Getting to Tulum by Collectivo
Enough of that rant. While I admit the ride back to Tulum has certainly been less direct, I do appreciate the community aspect of the “collectavo”. Basically it’s a van that waits until its full to go to a destination. Along the way, people get off and others get on. For the locals especially, there seems to be an unspoken and consistent fee. Seems like the tourists get a bit of a price hike. Which, in the grand scheme of things, seems more balanced. 40 pesos is the approximate cost of: 45 minute ride, 3 or 4 tacos, a small dish of ceviche, or 4 sodas / waters. It’s all relative to what you’ve got and what you’re able to earn.
One more quick rant: I look forward to the time when all human life is valued equally. That we finally realize it takes approximately the same amount of resources to clothe, feed, and house a human being regardless of what continent they may live.
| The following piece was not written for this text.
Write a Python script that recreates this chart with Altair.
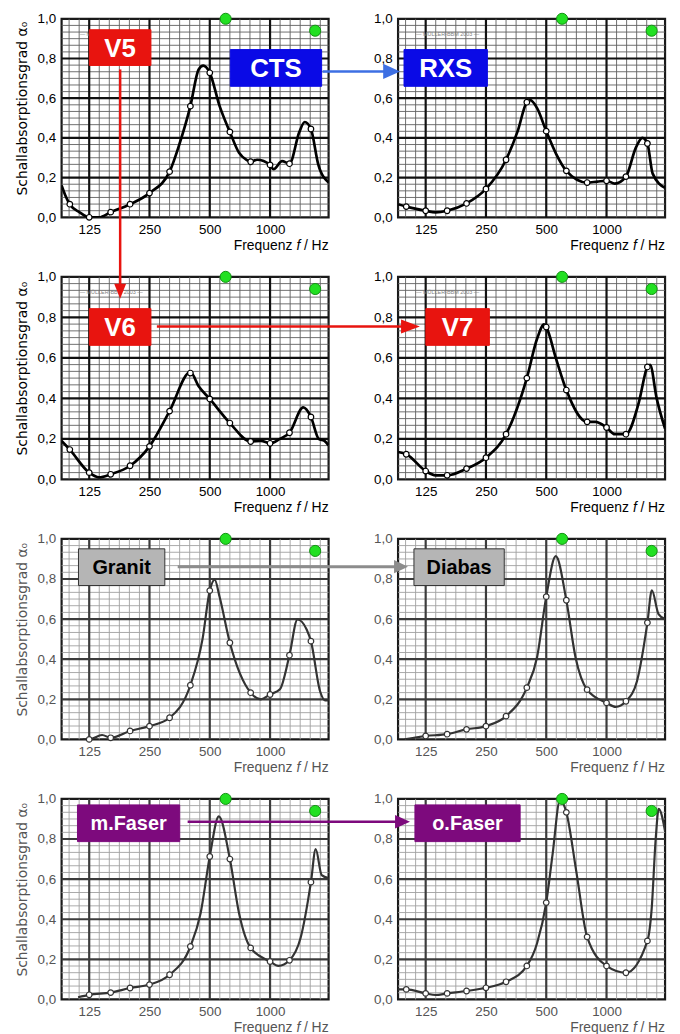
import altair as alt
import pandas as pd

# ---------------- data ----------------
BANDS = [100, 125, 160, 200, 250, 315, 400, 500, 630, 800, 1000, 1250, 1600]
X_TICKS = [125, 250, 500, 1000]
Y_TICKS = [0.0, 0.2, 0.4, 0.6, 0.8, 1.0]
F_DOMAIN = [91, 1960]

# grid paper: 6 subdivisions per octave and per 0.2
X_MAJOR = [125, 250, 500, 1000]
X_MINOR = [round(125 * 2 ** (k / 6), 2) for k in range(-2, 24) if k % 6 != 0]
Y_MAJOR = [0.2, 0.4, 0.6, 0.8]
Y_MINOR = [round(k / 30, 4) for k in range(1, 30) if k % 6 != 0]

GREEN_F = [600, 1680]
GREEN_A = [1.0, 0.94]

LABELS = ["V5", "CTS", "RXS", "V6", "V7", "Granit", "Diabas", "m.Faser", "o.Faser"]

# circles at the third-octave bands (None = no circle)
V5_CIRC = [0.066, 0.0, 0.026, 0.066, 0.122, 0.23, 0.56, 0.728, 0.43, 0.28, 0.264, 0.27, 0.445]
V5_F = [91, 95, 100, 112, 125, 140, 160, 200, 250, 315, 352, 400, 440, 464, 500, 560, 630, 700, 760, 800, 862, 1000, 1041, 1148, 1250, 1400, 1490, 1600, 1740, 1960]
V5_A = [0.16, 0.11, 0.066, 0.025, 0.0, 0.0, 0.026, 0.066, 0.122, 0.23, 0.366, 0.56, 0.745, 0.764, 0.728, 0.56, 0.43, 0.325, 0.29, 0.28, 0.29, 0.264, 0.242, 0.283, 0.27, 0.43, 0.48, 0.445, 0.267, 0.176]

RXS_CIRC = [0.054, 0.033, 0.033, 0.07, 0.143, 0.29, 0.58, 0.434, 0.234, 0.175, 0.184, 0.205, 0.372]
RXS_F = [91, 100, 125, 140, 160, 200, 250, 315, 360, 400, 416, 450, 500, 560, 630, 800, 900, 1000, 1100, 1250, 1400, 1510, 1600, 1700, 1960]
RXS_A = [0.066, 0.054, 0.033, 0.025, 0.033, 0.07, 0.143, 0.29, 0.434, 0.58, 0.59, 0.55, 0.434, 0.32, 0.234, 0.175, 0.18, 0.184, 0.17, 0.205, 0.35, 0.40, 0.372, 0.22, 0.148]

V6_CIRC = [0.147, 0.033, 0.025, 0.067, 0.163, 0.337, 0.525, 0.397, 0.278, 0.187, 0.178, 0.23, 0.308]
V6_F = [91, 100, 125, 140, 160, 200, 250, 315, 400, 440, 500, 630, 800, 900, 1000, 1120, 1250, 1465, 1600, 1750, 1870, 1960]
V6_A = [0.19, 0.147, 0.033, 0.01, 0.025, 0.067, 0.163, 0.337, 0.53, 0.46, 0.397, 0.278, 0.187, 0.19, 0.178, 0.2, 0.23, 0.355, 0.308, 0.2, 0.19, 0.167]

V7_CIRC = [0.124, 0.041, 0.02, 0.053, 0.107, 0.223, 0.50, 0.752, 0.441, 0.284, 0.256, 0.223, 0.555]
V7_F = [91, 100, 125, 140, 160, 200, 250, 315, 400, 450, 488, 500, 560, 630, 800, 880, 1000, 1100, 1250, 1450, 1600, 1650, 1780, 1960]
V7_A = [0.135, 0.124, 0.041, 0.02, 0.02, 0.053, 0.107, 0.223, 0.50, 0.694, 0.765, 0.752, 0.595, 0.441, 0.284, 0.284, 0.256, 0.223, 0.223, 0.38, 0.555, 0.565, 0.40, 0.25]

GRANIT_CIRC = [None, 0.0, 0.008, 0.042, 0.066, 0.108, 0.27, 0.742, 0.482, 0.233, 0.224, 0.42, 0.49]
GRANIT_F = [116, 125, 145, 160, 200, 250, 315, 400, 460, 500, 529, 560, 630, 800, 900, 1000, 1120, 1250, 1371, 1523, 1600, 1777, 1880, 1960]
GRANIT_A = [0.0, 0.0, 0.022, 0.008, 0.042, 0.066, 0.108, 0.27, 0.5, 0.742, 0.797, 0.71, 0.482, 0.233, 0.2, 0.224, 0.25, 0.42, 0.598, 0.548, 0.49, 0.24, 0.195, 0.195]

DIABAS_CIRC = [None, 0.017, 0.026, 0.05, 0.066, 0.116, 0.258, 0.712, 0.694, 0.248, 0.182, 0.19, 0.582]
DIABAS_F = [98, 125, 160, 200, 250, 315, 400, 450, 500, 558, 630, 700, 800, 1000, 1110, 1250, 1419, 1600, 1684, 1818, 1960]
DIABAS_A = [0.0, 0.017, 0.026, 0.05, 0.066, 0.116, 0.258, 0.41, 0.712, 0.914, 0.694, 0.41, 0.248, 0.182, 0.162, 0.19, 0.29, 0.582, 0.744, 0.625, 0.6]

MFASER_CIRC = [None, 0.023, 0.034, 0.057, 0.074, 0.123, 0.264, 0.713, 0.70, 0.257, 0.189, 0.195, 0.585]
MFASER_F = [110, 125, 160, 200, 250, 315, 400, 450, 500, 555, 630, 700, 800, 1000, 1100, 1250, 1420, 1600, 1690, 1810, 1960]
MFASER_A = [0.011, 0.023, 0.034, 0.057, 0.074, 0.123, 0.264, 0.43, 0.713, 0.913, 0.70, 0.43, 0.257, 0.189, 0.167, 0.195, 0.306, 0.585, 0.75, 0.62, 0.605]

OFASER_CIRC = [0.05, 0.03, 0.03, 0.042, 0.058, 0.088, 0.167, 0.483, 0.933, 0.312, 0.167, 0.133, 0.292]
OFASER_F = [91, 100, 125, 140, 160, 200, 250, 315, 400, 450, 500, 538, 586, 630, 706, 800, 1000, 1250, 1600, 1680, 1760, 1822, 1960]
OFASER_A = [0.05, 0.05, 0.03, 0.022, 0.03, 0.042, 0.058, 0.088, 0.167, 0.28, 0.483, 0.725, 0.995, 0.933, 0.64, 0.312, 0.167, 0.133, 0.292, 0.45, 0.8, 0.95, 0.84]

# ---------------- styling ----------------
W = 269
RED = "#e8140f"
BLUE = "#0a0ae6"
BLUE_ARROW = "#3d6fe3"
PURPLE = "#7d0a7d"
GREY_BOX = "#b5b5b5"
GREY_ARROW = "#8c8c8c"
FONT = "Liberation Sans"

# box: (label index, x1, y1, x2, y2, fill, text colour, font size, border)
# arrow: (orientation, start, tip, cross position, colour, width, head length, head half-width ratio)
PANELS = [
    dict(circ=V5_CIRC, cf=V5_F, ca=V5_A, h=200, left=True, dark=True, wm=True,
         boxes=[(0, 28, 11, 90, 47, RED, "white", 26, RED), (1, 170, 31, 262, 68, BLUE, "white", 26, BLUE)],
         arrows=[]),
    dict(circ=RXS_CIRC, cf=RXS_F, ca=RXS_A, h=200, left=False, dark=True, wm=True,
         boxes=[(2, 6, 31, 90, 68, BLUE, "white", 26, BLUE)],
         arrows=[("h", -76, 2, 53, BLUE_ARROW, 2.5, 17, 0.9)]),
    dict(circ=V6_CIRC, cf=V6_F, ca=V6_A, h=204, left=True, dark=True, wm=True,
         boxes=[(3, 28, 32, 90, 69, RED, "white", 26, RED)],
         arrows=[("v", -209, 22, 59, RED, 2.5, 15, 0.8)]),
    dict(circ=V7_CIRC, cf=V7_F, ca=V7_A, h=204, left=False, dark=True, wm=True,
         boxes=[(4, 28, 32, 92, 69, RED, "white", 26, RED)],
         arrows=[("h", -243, 22, 50, RED, 2.5, 19, 0.75)]),
    dict(circ=GRANIT_CIRC, cf=GRANIT_F, ca=GRANIT_A, h=202, left=True, dark=False, wm=False,
         boxes=[(5, 17, 10, 104, 47, GREY_BOX, "black", 20, "#333333")],
         arrows=[]),
    dict(circ=DIABAS_CIRC, cf=DIABAS_F, ca=DIABAS_A, h=202, left=False, dark=False, wm=False,
         boxes=[(6, 16, 10, 107, 47, GREY_BOX, "black", 20, "#333333")],
         arrows=[("h", -222, 10, 28, GREY_ARROW, 3, 14, 0.95)]),
    dict(circ=MFASER_CIRC, cf=MFASER_F, ca=MFASER_A, h=202, left=True, dark=False, wm=False,
         boxes=[(7, 16, 6, 119, 43, PURPLE, "white", 20, PURPLE)],
         arrows=[]),
    dict(circ=OFASER_CIRC, cf=OFASER_F, ca=OFASER_A, h=202, left=False, dark=False, wm=False,
         boxes=[(8, 17, 6, 123, 43, PURPLE, "white", 20, PURPLE)],
         arrows=[("h", -212, 12, 23, PURPLE, 2.5, 15, 0.9)]),
]

ONE = pd.DataFrame({"k": [0]})


def panel(p):
    H = p["h"]
    dark = p["dark"]
    xs = alt.Scale(type="log", domain=F_DOMAIN, nice=False)
    ys = alt.Scale(domain=[0, 1], nice=False, zero=False)
    thin_col = "#606060" if dark else "#a0a0a0"
    thick_col = "#111111" if dark else "#3c3c3c"
    txt_col = "#000000" if dark else "#555555"
    curve_col = "#000000" if dark else "#333333"
    curve_w = 2.7 if dark else 2.2

    x_axis = alt.Axis(values=X_TICKS, format="d", labelFontSize=13.5, labelColor=txt_col, labelFont=FONT,
                      ticks=False, domain=False, grid=False, labelPadding=5, title="")
    y_kw = dict(values=Y_TICKS, labelExpr="replace(format(datum.value, '.1f'), '.', ',')",
                labelFontSize=13.5, labelColor=txt_col, labelFont=FONT, ticks=False, domain=False,
                grid=False, labelPadding=6)
    if p["left"]:
        y_kw.update(title="Schallabsorptionsgrad α₀", titleFont="DejaVu Sans", titleFontSize=14,
                    titleFontWeight="normal", titleColor=txt_col, titlePadding=8, titleY=H / 2 - 10)
    else:
        y_kw.update(title="")
    y_axis = alt.Axis(**y_kw)

    def X(field="f"):
        return alt.X(f"{field}:Q", scale=xs, axis=x_axis)

    def Y(field="a"):
        return alt.Y(f"{field}:Q", scale=ys, axis=y_axis)

    layers = []
    layers.append(alt.Chart(pd.DataFrame({"f": X_MINOR})).mark_rule(color=thin_col, strokeWidth=0.9).encode(x=X()))
    layers.append(alt.Chart(pd.DataFrame({"a": Y_MINOR})).mark_rule(color=thin_col, strokeWidth=0.9).encode(y=Y()))
    layers.append(alt.Chart(pd.DataFrame({"f": X_MAJOR})).mark_rule(color=thick_col, strokeWidth=2.2).encode(x=X()))
    layers.append(alt.Chart(pd.DataFrame({"a": Y_MAJOR})).mark_rule(color=thick_col, strokeWidth=2.2).encode(y=Y()))

    layers.append(alt.Chart(pd.DataFrame({"f": p["cf"], "a": p["ca"]}))
                  .mark_line(color=curve_col, strokeWidth=curve_w, interpolate="monotone", clip=True)
                  .encode(x=X(), y=Y()))

    cdf = pd.DataFrame({"f": BANDS, "a": p["circ"]}).dropna()
    layers.append(alt.Chart(cdf).mark_circle(color="white", stroke=curve_col, strokeWidth=1.2, size=32, opacity=1)
                  .encode(x=X(), y=Y()))

    layers.append(alt.Chart(pd.DataFrame({"f": GREEN_F, "a": GREEN_A}))
                  .mark_circle(color="#22e022", stroke="#129012", strokeWidth=1, size=125, opacity=1)
                  .encode(x=X(), y=Y()))

    if p["wm"]:
        layers.append(alt.Chart(ONE).mark_text(text="— MÜLLER-BBM 2003 —", fontSize=5.5, color="#808080", font=FONT)
                      .encode(x=alt.value(50), y=alt.value(15)))

    # frequency label
    layers.append(alt.Chart(ONE).mark_text(text="/ Hz", fontSize=14, color=txt_col, font=FONT, align="right", baseline="middle")
                  .encode(x=alt.value(W), y=alt.value(H + 29)))
    layers.append(alt.Chart(ONE).mark_text(text="f", fontSize=14, fontStyle="italic", color=txt_col, font=FONT,
                                           align="right", baseline="middle")
                  .encode(x=alt.value(W - 28.5), y=alt.value(H + 29)))
    layers.append(alt.Chart(ONE).mark_text(text="Frequenz", fontSize=14, color=txt_col, font=FONT, align="right", baseline="middle")
                  .encode(x=alt.value(W - 36.5), y=alt.value(H + 29)))

    for (li, x1, y1, x2, y2, fill, tcol, fs, border) in p["boxes"]:
        layers.append(alt.Chart(ONE).mark_rect(color=fill, stroke=border, strokeWidth=1, opacity=1)
                      .encode(x=alt.value(x1), x2=alt.value(x2), y=alt.value(y1), y2=alt.value(y2)))
        layers.append(alt.Chart(pd.DataFrame({"label": [LABELS[li]]}))
                      .mark_text(fontSize=fs, fontWeight="bold", color=tcol, font=FONT, align="center", baseline="middle")
                      .encode(text="label:N", x=alt.value((x1 + x2) / 2), y=alt.value((y1 + y2) / 2 + 1)))

    for (ori, start, tip, cross, col, sw, L, r) in p["arrows"]:
        centre = tip - L / 2
        if ori == "h":
            layers.append(alt.Chart(ONE).mark_rule(color=col, strokeWidth=sw)
                          .encode(x=alt.value(start), x2=alt.value(centre), y=alt.value(cross)))
            path = f"M-1,-{r}L1,0L-1,{r}Z"
            layers.append(alt.Chart(ONE).mark_point(shape=path, filled=True, color=col, size=L * L, opacity=1, strokeWidth=0)
                          .encode(x=alt.value(centre), y=alt.value(cross)))
        else:
            layers.append(alt.Chart(ONE).mark_rule(color=col, strokeWidth=sw)
                          .encode(y=alt.value(start), y2=alt.value(centre), x=alt.value(cross)))
            path = f"M-{r},-1L{r},-1L0,1Z"
            layers.append(alt.Chart(ONE).mark_point(shape=path, filled=True, color=col, size=L * L, opacity=1, strokeWidth=0)
                          .encode(y=alt.value(centre), x=alt.value(cross)))

    return alt.layer(*layers).properties(width=W, height=H)


charts = [panel(p) for p in PANELS]

chart = (
    alt.concat(*charts, columns=2, spacing={"row": 60, "column": 70}, bounds="flush", align="each")
    .configure(font=FONT)
    .configure_view(stroke="#1a1a1a", strokeWidth=2.2)
    .properties(padding={"left": 6, "top": -2, "right": 4, "bottom": 0}, background="white")
)

chart.save("out.html", embed_options={"renderer": "svg", "actions": False})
This morning started with a swim and qigong at Playa del Carmen. The moment my foot hit the sand (for the first time since I departed Santa Barbara), my entire body relaxed and a smile beamed across my face.
As I head to Tulum, I have some anxiety that there’s no room at the in and I may have to sleep in the stable. But, tis the season for that sort of thing. And if I’ve learned anything on this trip it’s to have faith that the universe has the path laid out for my best growth and service on this planet.